__Prompt__. Copy out every line that contains "with".

__Dataset extract__.
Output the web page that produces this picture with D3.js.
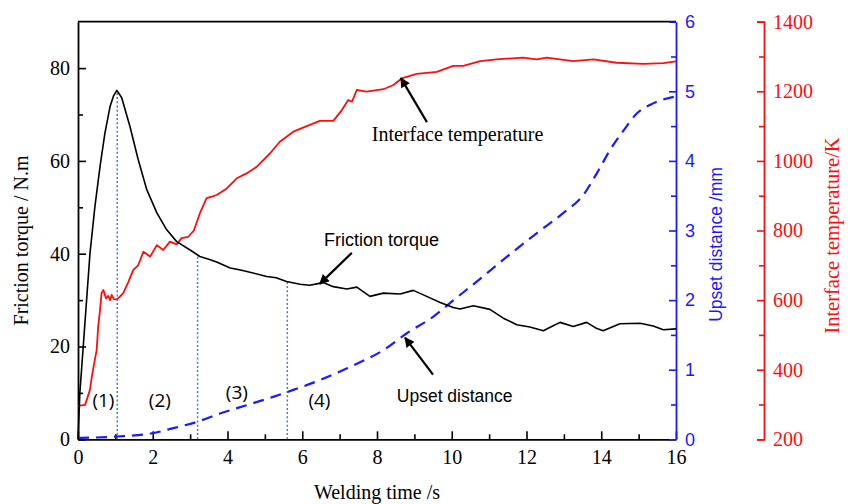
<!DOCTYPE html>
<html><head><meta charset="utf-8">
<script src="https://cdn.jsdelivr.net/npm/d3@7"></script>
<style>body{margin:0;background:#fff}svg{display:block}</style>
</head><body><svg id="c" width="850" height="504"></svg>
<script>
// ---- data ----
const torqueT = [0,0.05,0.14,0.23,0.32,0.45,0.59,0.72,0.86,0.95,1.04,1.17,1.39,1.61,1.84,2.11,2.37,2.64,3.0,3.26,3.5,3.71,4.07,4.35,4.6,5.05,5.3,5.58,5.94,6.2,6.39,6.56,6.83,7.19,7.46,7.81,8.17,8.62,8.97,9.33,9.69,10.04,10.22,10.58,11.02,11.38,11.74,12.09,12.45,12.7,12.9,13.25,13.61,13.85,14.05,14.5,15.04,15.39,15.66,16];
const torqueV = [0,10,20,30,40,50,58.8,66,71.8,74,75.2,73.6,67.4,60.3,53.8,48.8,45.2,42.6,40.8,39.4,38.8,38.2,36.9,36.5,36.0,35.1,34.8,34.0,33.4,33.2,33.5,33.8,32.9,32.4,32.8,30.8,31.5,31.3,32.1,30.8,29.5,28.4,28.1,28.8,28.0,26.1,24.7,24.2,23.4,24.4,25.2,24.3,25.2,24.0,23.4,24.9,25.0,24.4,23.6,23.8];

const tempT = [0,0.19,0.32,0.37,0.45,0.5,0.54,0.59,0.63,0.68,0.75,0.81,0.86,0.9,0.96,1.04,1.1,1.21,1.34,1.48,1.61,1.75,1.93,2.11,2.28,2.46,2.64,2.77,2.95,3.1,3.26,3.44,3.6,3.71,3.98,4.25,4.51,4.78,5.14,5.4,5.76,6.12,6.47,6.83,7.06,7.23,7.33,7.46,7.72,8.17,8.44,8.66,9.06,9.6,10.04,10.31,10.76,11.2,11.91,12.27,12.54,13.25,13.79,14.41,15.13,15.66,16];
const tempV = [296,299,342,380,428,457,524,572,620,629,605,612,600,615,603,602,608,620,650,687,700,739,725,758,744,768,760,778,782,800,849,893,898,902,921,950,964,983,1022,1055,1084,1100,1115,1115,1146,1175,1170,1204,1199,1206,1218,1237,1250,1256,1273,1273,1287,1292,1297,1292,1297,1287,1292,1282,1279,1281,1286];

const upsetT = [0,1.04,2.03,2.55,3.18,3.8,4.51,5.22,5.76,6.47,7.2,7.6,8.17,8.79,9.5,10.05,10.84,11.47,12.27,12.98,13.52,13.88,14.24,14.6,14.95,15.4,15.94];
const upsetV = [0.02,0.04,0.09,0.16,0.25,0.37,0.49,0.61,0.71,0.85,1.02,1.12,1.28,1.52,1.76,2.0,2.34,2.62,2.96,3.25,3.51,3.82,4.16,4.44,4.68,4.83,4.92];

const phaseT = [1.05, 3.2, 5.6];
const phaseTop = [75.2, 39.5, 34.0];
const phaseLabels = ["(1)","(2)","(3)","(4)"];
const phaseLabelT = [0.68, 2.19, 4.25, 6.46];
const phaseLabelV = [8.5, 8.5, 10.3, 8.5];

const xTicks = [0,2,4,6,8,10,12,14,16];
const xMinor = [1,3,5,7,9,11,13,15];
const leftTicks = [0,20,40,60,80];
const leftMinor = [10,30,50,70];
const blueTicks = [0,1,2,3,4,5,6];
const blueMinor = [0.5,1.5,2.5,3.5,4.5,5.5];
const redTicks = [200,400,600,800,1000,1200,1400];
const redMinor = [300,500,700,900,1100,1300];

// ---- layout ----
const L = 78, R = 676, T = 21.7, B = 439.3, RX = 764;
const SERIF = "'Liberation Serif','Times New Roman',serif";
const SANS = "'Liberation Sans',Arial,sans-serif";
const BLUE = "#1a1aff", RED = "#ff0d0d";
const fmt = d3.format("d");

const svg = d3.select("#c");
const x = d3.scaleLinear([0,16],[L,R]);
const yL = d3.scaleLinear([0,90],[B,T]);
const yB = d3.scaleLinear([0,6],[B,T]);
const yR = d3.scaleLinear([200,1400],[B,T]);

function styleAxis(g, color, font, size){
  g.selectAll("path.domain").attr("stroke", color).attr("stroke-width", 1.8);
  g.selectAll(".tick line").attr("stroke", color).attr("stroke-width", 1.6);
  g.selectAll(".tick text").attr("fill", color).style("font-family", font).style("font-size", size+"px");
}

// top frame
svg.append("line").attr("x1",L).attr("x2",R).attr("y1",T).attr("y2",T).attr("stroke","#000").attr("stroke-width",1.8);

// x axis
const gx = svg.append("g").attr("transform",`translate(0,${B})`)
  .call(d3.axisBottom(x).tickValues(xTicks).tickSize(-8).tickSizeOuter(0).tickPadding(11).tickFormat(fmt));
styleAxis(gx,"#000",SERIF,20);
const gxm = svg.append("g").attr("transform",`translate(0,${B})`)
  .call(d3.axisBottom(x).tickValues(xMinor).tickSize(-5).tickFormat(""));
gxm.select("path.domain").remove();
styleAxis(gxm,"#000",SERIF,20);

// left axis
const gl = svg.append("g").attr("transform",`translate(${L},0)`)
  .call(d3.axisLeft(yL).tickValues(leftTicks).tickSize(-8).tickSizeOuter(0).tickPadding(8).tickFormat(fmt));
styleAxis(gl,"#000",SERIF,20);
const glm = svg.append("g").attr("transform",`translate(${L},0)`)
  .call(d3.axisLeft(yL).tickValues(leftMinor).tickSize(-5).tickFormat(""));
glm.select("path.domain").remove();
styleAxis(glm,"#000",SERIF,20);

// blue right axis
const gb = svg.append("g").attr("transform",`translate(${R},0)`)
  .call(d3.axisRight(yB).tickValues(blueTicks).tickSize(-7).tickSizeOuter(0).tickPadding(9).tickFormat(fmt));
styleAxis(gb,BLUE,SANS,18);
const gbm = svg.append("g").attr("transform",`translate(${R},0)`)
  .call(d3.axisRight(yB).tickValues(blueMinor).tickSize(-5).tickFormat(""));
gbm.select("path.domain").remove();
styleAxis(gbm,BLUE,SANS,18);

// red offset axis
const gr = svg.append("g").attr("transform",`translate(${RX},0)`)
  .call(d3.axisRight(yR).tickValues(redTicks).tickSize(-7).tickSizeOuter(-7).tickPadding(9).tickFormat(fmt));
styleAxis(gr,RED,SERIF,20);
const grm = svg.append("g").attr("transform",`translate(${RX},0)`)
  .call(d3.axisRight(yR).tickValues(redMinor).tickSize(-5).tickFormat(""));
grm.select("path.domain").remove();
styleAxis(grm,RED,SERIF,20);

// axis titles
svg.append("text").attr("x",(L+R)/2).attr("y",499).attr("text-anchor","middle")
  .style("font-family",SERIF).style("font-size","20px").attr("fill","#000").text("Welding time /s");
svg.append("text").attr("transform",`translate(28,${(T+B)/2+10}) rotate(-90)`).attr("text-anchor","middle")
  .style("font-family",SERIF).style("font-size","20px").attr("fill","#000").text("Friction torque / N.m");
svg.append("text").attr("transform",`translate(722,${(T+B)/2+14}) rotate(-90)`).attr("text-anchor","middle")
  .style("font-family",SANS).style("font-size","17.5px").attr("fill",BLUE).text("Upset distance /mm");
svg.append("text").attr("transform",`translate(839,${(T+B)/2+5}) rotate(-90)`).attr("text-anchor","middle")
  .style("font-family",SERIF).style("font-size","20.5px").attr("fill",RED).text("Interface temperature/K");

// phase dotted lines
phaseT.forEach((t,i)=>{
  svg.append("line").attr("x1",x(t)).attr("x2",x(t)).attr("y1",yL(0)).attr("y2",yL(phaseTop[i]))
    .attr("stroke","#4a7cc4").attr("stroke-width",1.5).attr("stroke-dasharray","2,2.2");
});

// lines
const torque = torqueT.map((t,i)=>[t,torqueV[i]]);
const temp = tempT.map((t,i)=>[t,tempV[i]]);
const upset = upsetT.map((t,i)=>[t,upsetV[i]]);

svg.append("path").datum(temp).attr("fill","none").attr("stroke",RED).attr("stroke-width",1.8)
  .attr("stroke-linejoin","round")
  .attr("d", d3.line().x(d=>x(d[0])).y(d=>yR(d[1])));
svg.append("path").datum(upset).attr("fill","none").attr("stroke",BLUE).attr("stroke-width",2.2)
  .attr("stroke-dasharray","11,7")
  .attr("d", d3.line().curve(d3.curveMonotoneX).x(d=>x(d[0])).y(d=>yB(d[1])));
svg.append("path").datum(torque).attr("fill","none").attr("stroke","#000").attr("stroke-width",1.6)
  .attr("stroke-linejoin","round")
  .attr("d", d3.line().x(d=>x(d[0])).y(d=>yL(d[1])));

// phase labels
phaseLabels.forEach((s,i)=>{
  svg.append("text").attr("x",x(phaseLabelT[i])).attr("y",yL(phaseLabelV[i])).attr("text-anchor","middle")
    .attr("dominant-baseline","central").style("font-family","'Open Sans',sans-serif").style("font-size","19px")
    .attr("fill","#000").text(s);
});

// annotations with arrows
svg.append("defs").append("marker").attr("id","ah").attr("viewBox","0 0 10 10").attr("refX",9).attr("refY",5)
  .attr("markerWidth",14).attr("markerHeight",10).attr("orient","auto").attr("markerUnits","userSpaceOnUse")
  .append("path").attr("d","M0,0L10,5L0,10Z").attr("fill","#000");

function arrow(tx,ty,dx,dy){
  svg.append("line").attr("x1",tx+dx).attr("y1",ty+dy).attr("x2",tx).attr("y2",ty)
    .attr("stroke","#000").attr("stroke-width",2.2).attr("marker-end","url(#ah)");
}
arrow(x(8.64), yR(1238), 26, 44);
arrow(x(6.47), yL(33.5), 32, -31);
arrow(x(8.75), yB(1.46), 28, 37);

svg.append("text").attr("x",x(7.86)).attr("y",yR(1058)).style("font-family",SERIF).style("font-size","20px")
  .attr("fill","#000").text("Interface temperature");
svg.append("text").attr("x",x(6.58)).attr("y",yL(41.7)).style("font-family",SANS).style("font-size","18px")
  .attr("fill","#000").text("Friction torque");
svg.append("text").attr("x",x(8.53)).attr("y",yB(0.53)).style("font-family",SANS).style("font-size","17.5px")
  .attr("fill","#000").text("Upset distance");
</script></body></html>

__Answer to this task__.
Output the web page that produces this picture with D3.js.
// annotations with arrows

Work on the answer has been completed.